President and CEO Lourenco Goncalves said, “Our second quarter is a definitive statement about the new Cliffs and our earnings power. After almost four years of consistent execution of a well-designed and thoroughly implemented strategy, our company has become a very powerful cash-generating enterprise.”
While the revenue chart is not great, notice that it supports the thesis that this is a turnaround stock.

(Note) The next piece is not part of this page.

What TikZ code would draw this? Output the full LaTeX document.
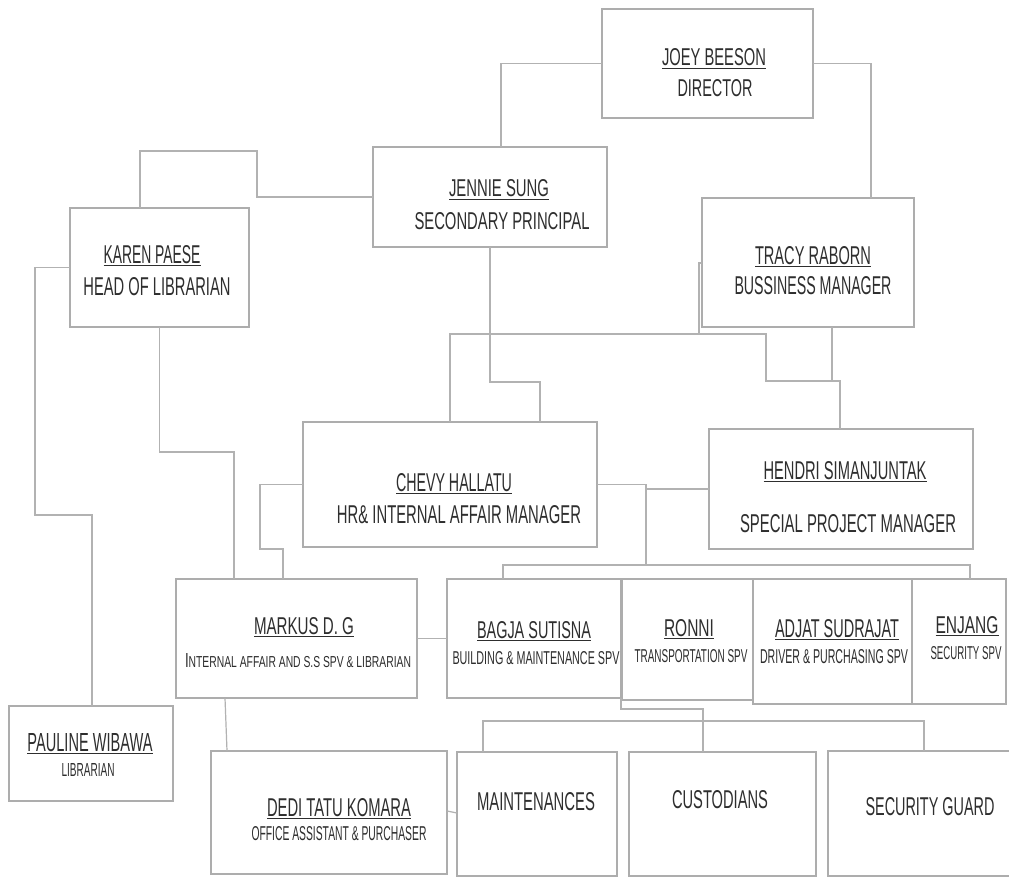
\documentclass[tikz,border=0pt]{standalone}
\usepackage{fontspec}
\setmainfont{Liberation Sans}
\usepackage{graphicx}
\newlength\PX
\setlength\PX{0.75pt}
\newsavebox\ubox
\newcommand\tx[3]{\resizebox{#1\PX}{#2\PX}{#3}}
\newcommand\un[3]{\sbox\ubox{\resizebox{#1\PX}{#2\PX}{#3}}\rlap{\rule[-2.6pt]{\wd\ubox}{0.9pt}}\usebox\ubox}
\newcommand\bx[5]{\node[box, minimum width={(#4-#2)*0.75pt}, minimum height={(#5-#3)*0.75pt}] (#1) at ({(#2+#4)/2},{(#3+#5)/2}) {};}
\begin{document}
\begin{tikzpicture}[x=0.75pt,y=-0.75pt,
  box/.style={draw=black!32, line width=0.9pt, inner sep=0pt, outer sep=0pt, rectangle},
  ln/.style={draw=black!30, line width=0.9pt},
  txt/.style={inner sep=0pt, outer sep=0pt, anchor=base, text=black!82}]
\fill[white] (0,0) rectangle (1009,877);
\useasboundingbox (0,0) rectangle (1009,877);
% boxes
\bx{joey}{602}{9}{813}{118}
\bx{jennie}{373}{147}{607}{247}
\bx{karen}{70}{208}{249}{327}
\bx{tracy}{702}{198}{914}{327}
\bx{chevy}{303}{422}{597}{547}
\bx{hendri}{709}{429}{973}{549}
\bx{markus}{176}{579}{417}{698}
\bx{bagja}{447}{579}{621}{698}
\bx{ronni}{622}{579}{753}{700}
\bx{adjat}{753}{579}{912}{704}
\bx{enjang}{912}{579}{1006}{704}
\bx{pauline}{9}{706}{173}{801}
\bx{dedi}{211}{751}{447}{874}
\bx{maint}{457}{752}{617}{876}
\bx{cust}{629}{752}{816}{876}
\bx{sg}{828}{751}{1012}{876}
% texts
\node[txt] (t1a) at (714,66) {\un{104}{17}{JOEY BEESON}};
\node[txt] (t1b) at (715,97) {\tx{75}{17}{DIRECTOR}};
\node[txt] (t2a) at (499,197) {\un{100}{17}{JENNIE SUNG}};
\node[txt] (t2b) at (502,229) {\tx{175}{17}{SECONDARY PRINCIPAL}};
\node[txt] (t3a) at (152,263) {\un{97}{18}{KAREN PAESE}};
\node[txt] (t3b) at (157,295) {\tx{147}{18}{HEAD OF LIBRARIAN}};
\node[txt] (t4a) at (813,264) {\un{116}{18}{TRACY RABORN}};
\node[txt] (t4b) at (813,294) {\tx{157}{18}{BUSSINESS MANAGER}};
\node[txt] (t5a) at (454,491) {\un{116}{18}{CHEVY HALLATU}};
\node[txt] (t5b) at (459,523) {\tx{244}{18}{HR\& INTERNAL AFFAIR MANAGER}};
\node[txt] (t6a) at (845,479) {\un{163}{18}{HENDRI SIMANJUNTAK}};
\node[txt] (t6b) at (848,532) {\tx{216}{18}{SPECIAL PROJECT MANAGER}};
\node[txt] (t7a) at (304,634) {\un{100}{17}{MARKUS D. G}};
\node[txt] (t7b) at (298,667) {\tx{226}{14}{I\scalebox{0.78}{NTERNAL AFFAIR AND S.S SPV \& LIBRARIAN}}};
\node[txt] (t8a) at (534,638) {\un{114}{17}{BAGJA SUTISNA}};
\node[txt] (t8b) at (536,664) {\tx{167}{13}{BUILDING \& MAINTENANCE SPV}};
\node[txt] (t9a) at (689,636) {\un{50}{17}{RONNI}};
\node[txt] (t9b) at (691,662) {\tx{113}{13}{TRANSPORTATION SPV}};
\node[txt] (t10a) at (837,637) {\un{124}{18}{ADJAT SUDRAJAT}};
\node[txt] (t10b) at (834,663) {\tx{148}{14}{DRIVER \& PURCHASING SPV}};
\node[txt] (t11a) at (967,633) {\un{63}{17}{ENJANG}};
\node[txt] (t11b) at (966,659) {\tx{71}{13}{SECURITY SPV}};
\node[txt] (t12a) at (90,751) {\un{125}{18}{PAULINE WIBAWA}};
\node[txt] (t12b) at (88,776) {\tx{53}{13}{LIBRARIAN}};
\node[txt] (t13a) at (339,816) {\un{144}{18}{DEDI TATU KOMARA}};
\node[txt] (t13b) at (339,840) {\tx{175}{14}{OFFICE ASSISTANT \& PURCHASER}};
\node[txt] (t14) at (536,810) {\tx{118}{18}{MAINTENANCES}};
\node[txt] (t15) at (720,808) {\tx{96}{18}{CUSTODIANS}};
\node[txt] (t16) at (930,815) {\tx{129}{18}{SECURITY GUARD}};
% connectors
\draw[ln] (joey.west) -| (jennie.north -| 501,0);
\draw[ln] (joey.east) -| (tracy.north -| 871,0);
\draw[ln] (jennie.west) -- (257,197) |- (140,151) -- (karen.north -| 140,0);
\draw[ln] (karen.west) -| (35,515) -| (pauline.north -| 92,0);
\draw[ln] (karen.south) |- (234,452) -- (markus.north -| 234,0);
\draw[ln] (jennie.south) |- (540,382) -- (chevy.north -| 540,0);
\draw[ln] (tracy.west |- 0,263) -- (699,263) -- (699,334);
\draw[ln] (chevy.north -| 450,0) |- (766,334) |- (840,381) -- (hendri.north -| 840,0);
\draw[ln] (tracy.south -| 832,0) -- (832,381);
\draw[ln] (chevy.west) -| (260,549) -| (markus.north -| 283,0);
\draw[ln] (chevy.east) -- (646,484.5) -- (646,565);
\draw[ln] (646,489) -- (hendri.west);
\draw[ln] (bagja.north -| 503,0) |- (970,565) -- (enjang.north -| 970,0);
\draw[ln] (markus.east) -- (bagja.west);
\draw[ln] (markus.south -| 225,0) -- (dedi.north -| 227,0);
\draw[ln] (bagja.south east) |- (703,709) -- (cust.north -| 703,0);
\draw[ln] (maint.north -| 483,0) |- (924,721) -- (sg.north -| 924,0);
\draw[ln] (dedi.east |- 0,811) -- (maint.west |- 0,813);
\end{tikzpicture}
\end{document}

I don’t like the setup though as you’d be flat-out chasing up here. It is better to wait for a pullback or at least some type of consolidation and range contraction before entering. I like the turnaround play catalyst though and so I’m adding to the long-term buy and hold Basic Materials Portfolio. Analysts do not all agree with my buy rating. Overall there are 2 sell ratings, 5 hold ratings, and 8 buy ratings on the stock. There’s a split between analysts but after Friday’s earnings report, I would not be surprised to see more analysts switching to a buy rating. My price target is $11 which represents 10.44% upside from the current price.
Disclosure: I do not have any position in CLF stock.